Nach Putins Einmarsch in der Ukraine ziehen sich immer mehr westliche IT-Firmen vom russischen Markt zurück, darunter auch Schwergewichte wie Microsoft. Für PC-Nutzer und Firmen kann das problematisch werden, immerhin zählt etwa Microsoft Office auch in Russland vielerorts zur IT-Grundausstattung. Um die Auswirkungen abzufedern, denkt man im Kreml nun offenbar über eine ungewöhnliche Maßnahme nach: die Entkriminalisierung illegaler Schwarzkopien.
Der Zugang zu IT-Angeboten ist in Russland nach dem Abgang westlicher IT-Konzerne eingeschränkt. Russen können nicht Netflix schauen, „Call of Duty“ oder „Cyberpunk 2077“ spielen, und auch Microsoft-Tools wie Office stehen ihnen nicht zur Verfügung. Netflix, Activision-Blizzard, CD Projekt Red und Microsoft haben sich allesamt vom russischen Markt zurückgezogen.
Laut Golem.de scheint der Kreml nun ungewöhnliche Maßnahmen in Betracht zu ziehen: In einem Planungsdokument über „vorrangige Maßnahmen zur Gewährleistung der Entwicklung der russischen Wirtschaft angesichts des Drucks externer Sanktionen“ wird demnach die Entkriminalisierung von Softwarepiraterie vorgeschlagen.
Abgeordneter fordert Freigabe von Torrent-Seite
Angedacht sei laut dem vom Filesharing-Newsportal „TorrentFreak“ veröffentlichten Dokument die „Abschaffung der Haftung für die Verwendung von nicht in der russischen Föderation lizenzierter Software aus Ländern, die Sanktionen unterstützt haben“. Dabei dürfte es vor allem darum gehen, die Auswirkungen auf die Wirtschaft abzufedern und russischen Unternehmen zu erlauben, weiter ihrer Arbeit nachzugehen.
Von offizieller Seite werden Pläne zur Entkriminalisierung von Schwarzkopien dementiert, das Thema war laut Angaben der russischen Zeitung „Gazeta“ aber Thema in der Staatsduma.
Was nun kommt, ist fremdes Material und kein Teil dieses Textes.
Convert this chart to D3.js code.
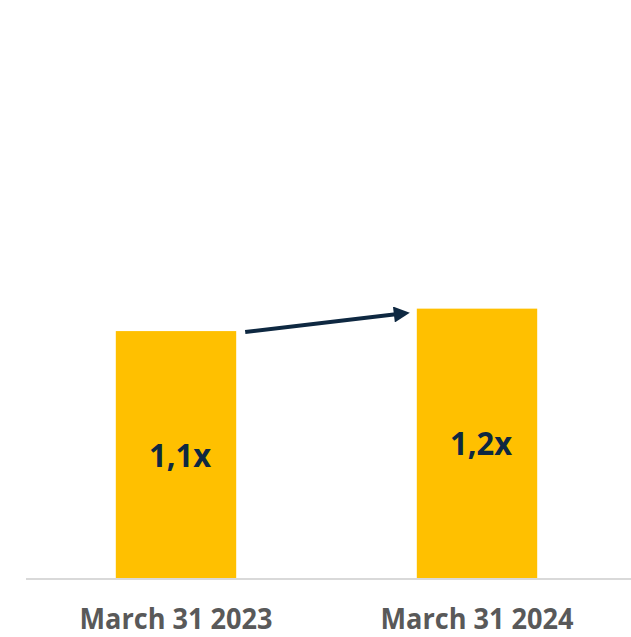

Dort habe ein Abgeordneter vorgeschlagen, die Sperre einer populären Torrent-Website aufzuheben, um den Russen den Zugang zu schwarzkopierter Software zu erleichtern.
Hacker, Sperren, Boykott: Moskau ist digital isoliert
Russland steht wegen Putins Krieg in der Ukraine digital unter Druck: Seit Beginn werden sowohl in der Ukraine als auch in Russland Hackerangriffe verzeichnet, auch bisher unbekannter Schadcode wurde entdeckt. Das Anonymous-Kollektiv hat dem Kreml offiziell den Krieg erklärt. Westliche Regierungen haben den Zugang zu staatlich-russischen TV-Kanälen gesperrt, große IT-Konzerne ziehen sich vom russischen Markt zurück.
Zuletzt bat die ukrainische Regierung um den Rauswurf Russlands aus dem Internet. Von der Internetverwaltung ICANN und der IP-Vergabestelle RIPE gab es eine Abfuhr, weil nach deren Verständnis Kommunikationsmittel nicht von internationalen Konflikten betroffen sein sollten. Ein großer Backbone-Provider hat hingegen tatsächlich damit begonnen, den Zugriff auf russische Angebote einzuschränken. In Moskau hat man die Abkopplung vom globalen Internet durchgespielt und Vorkehrungen für dieses Szenario getroffen.